As we grow up we constantly learn. We learn new skills, we learn proper behavior, and we learn to adopt the right perspective and attitude towards events in our lives. This extensive learning process, which is more important to children than to adults must be goaded. This means that children will not fully exploit their learning potential on their own; we must guide them through the process and sometimes do something to prod them back on the right course. Whatever action we take, we do so for the benefit of the children and insofar as the child is unhappy and disapproving of our action, it is their shortsightedness that leads them to believe that we are acting against their interests. When they grow up, they will realize that our actions during their childhood turned out to have been constructive. If they never come to that realization, then our actions turn out not to have had the proper effect because if the child never comes to consider our action beneficial to them then it is not beneficial to them.

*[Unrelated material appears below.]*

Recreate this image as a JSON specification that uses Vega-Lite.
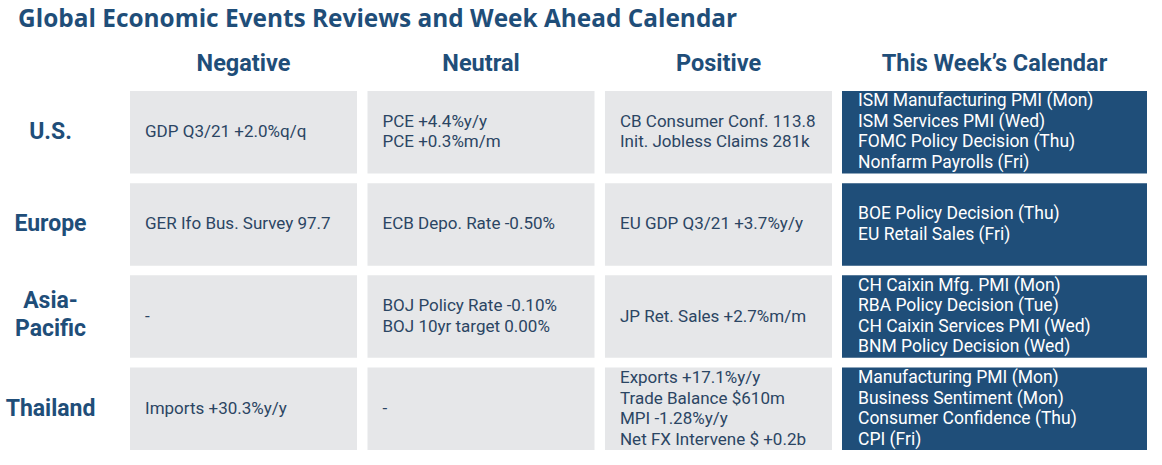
{
  "$schema": "https://vega.github.io/schema/vega-lite/v6.json",
  "background": "white",
  "padding": {"left": 5, "top": 6, "right": 5, "bottom": 5},
  "title": {
    "text": "Global Economic Events Reviews and Week Ahead Calendar",
    "anchor": "start",
    "fontSize": 24.4,
    "fontWeight": "bold",
    "color": "#1f4e79",
    "font": "Open Sans",
    "dx": 13,
    "offset": 19
  },
  "config": {"view": {"stroke": null}, "font": "Roboto"},
  "datasets": {
    "review": [
      {"row": "U.S.", "col": "Negative", "text": "GDP Q3/21 +2.0%q/q"},
      {"row": "U.S.", "col": "Neutral", "text": "PCE +4.4%y/y\nPCE +0.3%m/m"},
      {"row": "U.S.", "col": "Positive", "text": "CB Consumer Conf. 113.8\nInit. Jobless Claims 281k"},
      {"row": "Europe", "col": "Negative", "text": "GER Ifo Bus. Survey 97.7"},
      {"row": "Europe", "col": "Neutral", "text": "ECB Depo. Rate -0.50%"},
      {"row": "Europe", "col": "Positive", "text": "EU GDP Q3/21 +3.7%y/y"},
      {"row": "Asia-Pacific", "col": "Negative", "text": "-"},
      {"row": "Asia-Pacific", "col": "Neutral", "text": "BOJ Policy Rate -0.10%\nBOJ 10yr target 0.00%"},
      {"row": "Asia-Pacific", "col": "Positive", "text": "JP Ret. Sales +2.7%m/m"},
      {"row": "Thailand", "col": "Negative", "text": "Imports +30.3%y/y"},
      {"row": "Thailand", "col": "Neutral", "text": "-"},
      {"row": "Thailand", "col": "Positive", "text": "Exports +17.1%y/y\nTrade Balance $610m\nMPI -1.28%y/y\nNet FX Intervene $ +0.2b"}
    ],
    "calendar": [
      {"row": "U.S.", "col": "This Week’s Calendar", "text": "ISM Manufacturing PMI (Mon)\nISM Services PMI (Wed)\nFOMC Policy Decision (Thu)\nNonfarm Payrolls (Fri)"},
      {"row": "Europe", "col": "This Week’s Calendar", "text": "BOE Policy Decision (Thu)\nEU Retail Sales (Fri)"},
      {"row": "Asia-Pacific", "col": "This Week’s Calendar", "text": "CH Caixin Mfg. PMI (Mon)\nRBA Policy Decision (Tue)\nCH Caixin Services PMI (Wed)\nBNM Policy Decision (Wed)"},
      {"row": "Thailand", "col": "This Week’s Calendar", "text": "Manufacturing PMI (Mon)\nBusiness Sentiment (Mon)\nConsumer Confidence (Thu)\nCPI (Fri)"}
    ]
  },
  "spacing": 10,
  "hconcat": [
    {
      "width": 702,
      "height": 359,
      "data": {"name": "review"},
      "encoding": {
        "x": {"field": "col", "type": "nominal", "sort": ["Negative", "Neutral", "Positive"],
          "scale": {"paddingInner": 0.044, "paddingOuter": 0},
          "axis": {"orient": "top", "title": null, "ticks": false, "domain": false, "labelAngle": 0, "labelLimit": 0,
            "labelFontSize": 23.5, "labelFontWeight": "bold", "labelColor": "#1f4e79", "labelPadding": 16, "labelFont": "Roboto"}},
        "y": {"field": "row", "type": "nominal", "sort": ["U.S.", "Europe", "Asia-Pacific", "Thailand"],
          "scale": {"paddingInner": 0.105, "paddingOuter": 0},
          "axis": {"title": null, "ticks": false, "domain": false, "labelAlign": "center", "labelPadding": 80, "labelLimit": 0,
            "labelFontSize": 23, "labelFontWeight": "bold", "labelColor": "#1f4e79", "labelFont": "Roboto",
            "labelExpr": "datum.value == 'Asia-Pacific' ? ['Asia-', 'Pacific'] : datum.value", "labelLineHeight": 28,
            "labelOffset": {"condition": {"test": "datum.value == 'Asia-Pacific'", "value": -16}, "value": 0}}}
      },
      "layer": [
        {"mark": {"type": "rect", "color": "#e6e7e9"}},
        {
          "transform": [{"filter": "length(split(datum.text, '\\n')) == 1"}],
          "mark": {"type": "text", "align": "left", "baseline": "middle", "dx": -98.5, "dy": 0, "fontSize": 17, "lineHeight": 20.5, "lineBreak": "\n", "color": "#2b4563", "font": "Roboto"},
          "encoding": {"text": {"field": "text"}}
        },
        {
          "transform": [{"filter": "length(split(datum.text, '\\n')) == 2"}],
          "mark": {"type": "text", "align": "left", "baseline": "middle", "dx": -98.5, "dy": -10.25, "fontSize": 17, "lineHeight": 20.5, "lineBreak": "\n", "color": "#2b4563", "font": "Roboto"},
          "encoding": {"text": {"field": "text"}}
        },
        {
          "transform": [{"filter": "length(split(datum.text, '\\n')) == 4"}],
          "mark": {"type": "text", "align": "left", "baseline": "middle", "dx": -98.5, "dy": -30.75, "fontSize": 17, "lineHeight": 20.5, "lineBreak": "\n", "color": "#2b4563", "font": "Roboto"},
          "encoding": {"text": {"field": "text"}}
        }
      ]
    },
    {
      "width": 305,
      "height": 359,
      "data": {"name": "calendar"},
      "encoding": {
        "x": {"field": "col", "type": "nominal",
          "scale": {"paddingInner": 0, "paddingOuter": 0},
          "axis": {"orient": "top", "title": null, "ticks": false, "domain": false, "labelAngle": 0, "labelLimit": 0,
            "labelFontSize": 23.5, "labelFontWeight": "bold", "labelColor": "#1f4e79", "labelPadding": 16, "labelFont": "Roboto"}},
        "y": {"field": "row", "type": "nominal", "sort": ["U.S.", "Europe", "Asia-Pacific", "Thailand"],
          "scale": {"paddingInner": 0.105, "paddingOuter": 0}, "axis": null}
      },
      "layer": [
        {"mark": {"type": "rect", "color": "#1f4e79"}},
        {
          "transform": [{"filter": "length(split(datum.text, '\\n')) == 2"}],
          "mark": {"type": "text", "align": "left", "baseline": "middle", "dx": -136.5, "dy": -10.25, "fontSize": 17.5, "lineHeight": 20.5, "lineBreak": "\n", "color": "white", "font": "Roboto"},
          "encoding": {"text": {"field": "text"}}
        },
        {
          "transform": [{"filter": "length(split(datum.text, '\\n')) == 4"}],
          "mark": {"type": "text", "align": "left", "baseline": "middle", "dx": -136.5, "dy": -30.75, "fontSize": 17.5, "lineHeight": 20.5, "lineBreak": "\n", "color": "white", "font": "Roboto"},
          "encoding": {"text": {"field": "text"}}
        }
      ]
    }
  ]
}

For example: A gold-rusher in 1847 is leaving his relatively secure city life behind and is embarking on the Oregon trail with little provisions. He endures all the hardships of the journey west with the hopes of finding gold and getting rich quickly. If he finds gold and gets rich, then the hardship was all worthwhile; if he doesn't find gold and he doesn't get rich, then the journey was not worthwhile regardless of how we as historians or observers view it. Even if we now say that his journey has turned out to be a benefit to society in general, it is abundantly clear that it was no benefit to the person undergoing the hardships back then unless he found gold and if he could "reverse" his westward journey he would. Likewise, a child must himself come to realize when he grows up that his early "hardships" in the form of punishments and goading have turned out to be beneficial. Otherwise, those action are not beneficial to him regardless of what we think (from an ideal point of view).

Some examples where punishment is clearly wrong according to these criteria.

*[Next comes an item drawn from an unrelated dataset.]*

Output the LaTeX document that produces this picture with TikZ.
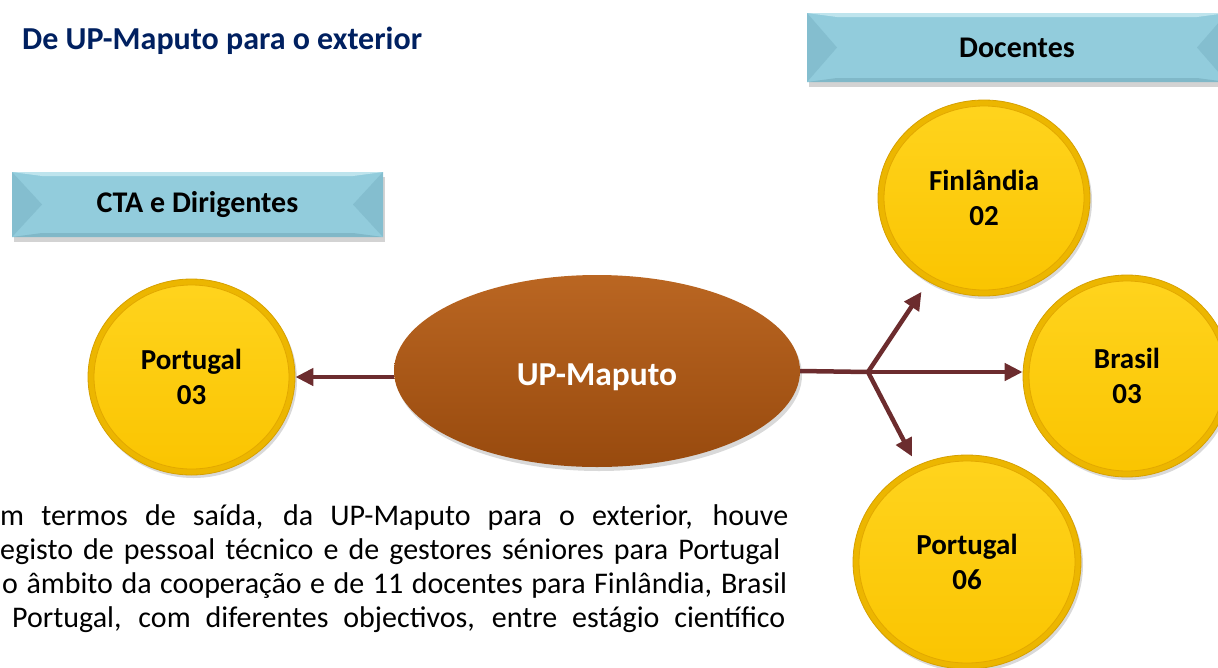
\documentclass[tikz,border=0pt]{standalone}
\usepackage{fontspec}
\setmainfont{Carlito}
\usetikzlibrary{arrows.meta,shadows,shapes.geometric,calc}
\definecolor{navy}{RGB}{0,32,96}
\definecolor{goldrim}{RGB}{236,182,0}
\definecolor{golddark}{RGB}{214,160,0}
\definecolor{goldtop}{RGB}{255,212,30}
\definecolor{goldbot}{RGB}{250,196,0}
\definecolor{goldline}{RGB}{226,168,0}
\definecolor{browntop}{RGB}{186,102,34}
\definecolor{brownbot}{RGB}{152,74,14}
\definecolor{arrowc}{RGB}{108,44,46}
\definecolor{banmain}{RGB}{146,204,220}
\definecolor{banlight}{RGB}{190,228,237}
\definecolor{bandark}{RGB}{132,190,207}
\definecolor{banbottom}{RGB}{128,184,200}
\begin{document}
\begin{tikzpicture}[x=1pt,y=-1pt,
  ball/.style={ellipse, inner sep=0pt, fill=goldrim, draw=golddark, line width=0.8pt,
    align=center, font=\bfseries\fontsize{29}{35}\selectfont, text=black,
    drop shadow={shadow xshift=2pt,shadow yshift=-3pt,opacity=0.3},
    path picture={
      \path let \p1=($(path picture bounding box.north east)-(path picture bounding box.center)$) in
        [top color=goldtop, bottom color=goldbot, draw=goldline, line width=0.8pt]
        (path picture bounding box.center) ellipse [x radius=\x1-6pt, y radius=\y1-6pt];
    }},
  banner/.style={rectangle, inner sep=0pt, fill=banmain, font=\bfseries\fontsize{30}{36}\selectfont,
    drop shadow={shadow xshift=2pt,shadow yshift=-5pt,opacity=0.35},
    path picture={
      \fill[banlight] (path picture bounding box.north west) -- (path picture bounding box.north east)
        -- ([xshift=-30pt,yshift=-4pt]path picture bounding box.north east)
        -- ([xshift=30pt,yshift=-4pt]path picture bounding box.north west) -- cycle;
      \fill[banbottom] (path picture bounding box.south west) -- (path picture bounding box.south east)
        -- ([xshift=-30pt,yshift=4pt]path picture bounding box.south east)
        -- ([xshift=30pt,yshift=4pt]path picture bounding box.south west) -- cycle;
      \fill[bandark] (path picture bounding box.north west) -- ([xshift=30pt]path picture bounding box.west)
        -- (path picture bounding box.south west) -- cycle;
      \fill[bandark] (path picture bounding box.north east) -- ([xshift=-30pt]path picture bounding box.east)
        -- (path picture bounding box.south east) -- cycle;
    }},
  arr/.style={draw=arrowc, line width=4.5pt, -{Triangle[length=18pt,width=17pt]}},
  link/.style={draw=arrowc, line width=4.5pt},
  body/.style={anchor=base west, inner sep=0pt, font=\fontsize{30}{35}\selectfont, text=black}
]
\useasboundingbox (0,0) rectangle (1218,667);
\clip (0,0) rectangle (1218,667);

% title
\node[anchor=base west, inner sep=0pt, font=\bfseries\fontsize{32}{38}\selectfont, text=navy] (title) at (22,49.5) {De UP-Maputo para o exterior};

% banners
\node[banner, minimum width=420pt, minimum height=69pt] (doc) at (1017,47.5) {Docentes};
\node[banner, minimum width=371pt, minimum height=65pt] (cta) at (197.5,204.5) {CTA e Dirigentes};

% central ellipse
\node[ellipse, inner sep=0pt, minimum width=406pt, minimum height=192pt,
  top color=browntop, bottom color=brownbot, text=white,
  font=\bfseries\fontsize{33.5}{40}\selectfont,
  drop shadow={shadow xshift=2pt,shadow yshift=-4pt,opacity=0.3}] (up) at (597,371) {\raisebox{-14pt}[0pt][0pt]{UP-Maputo}};

% balls
\node[ball, minimum width=207pt, minimum height=196pt] (pl) at (191.5,377) {Portugal\\03};
\node[ball, minimum width=212pt, minimum height=196pt] (fin) at (984,198) {Finlândia\\02};
\node[ball, minimum width=208pt, minimum height=202pt] (bra) at (1127,376) {Brasil\\03};
\node[ball, minimum width=228pt, minimum height=214pt] (pr) at (967,562) {Portugal\\06};

% connectors
\coordinate (br) at (868,372);
\draw[arr] (pl.east -| up.west) -- (pl.east);
\draw[link] (up.east) -- (br);
\draw[arr, shorten >=12pt] (br) -- (fin);
\draw[arr] (br) -- (br -| bra.west);
\draw[arr, shorten >=10pt] (br) -- (pr);

% body text
\node[body] (l1) at (0,525) {\makebox[788pt][s]{m termos de saída, da UP-Maputo para o exterior, houve}};
\node[body] (l2) at (0,559.5) {\makebox[780pt][s]{egisto de pessoal técnico e de gestores séniores para Portugal}};
\node[body] (l3) at (2,593.5) {\makebox[785pt][s]{o âmbito da cooperação e de 11 docentes para Finlândia, Brasil}};
\node[body] (l4) at (12,627.5) {\makebox[773pt][s]{Portugal, com diferentes objectivos, entre estágio científico}};
\end{tikzpicture}
\end{document}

* The child is not smart enough to learn the desired behavior. Since he won't change anyway, the action turns out to have been in vain. If a person does not recognize the value of gold then you cannot convince him to make the journey westward and the journey cannot possibly be beneficial to him.

* The child could learn the very same behavior through more benign means. Why endure a painful westward journey to find gold if you can find gold in your backyard?

* The child remains resentful about his adverse circumstances for an extended period of time. The gold-rusher expects to get rich quickly. If he doesn't see the benefits soon enough, then it's not worth it even if the benefits materialize eventually (there's only so much that he's willing to sacrifice for the gold).

Remember, punishment is an artificial way of teaching. The natural way of teaching is simply to present the benefits associated with the desired behavior. There's nothing wrong with utilizing this artificial method of teaching as long as it meets the aforementioned criteria: the child is learning in the process, there is no easier way of doing it and the child does not consider it punishment for very long.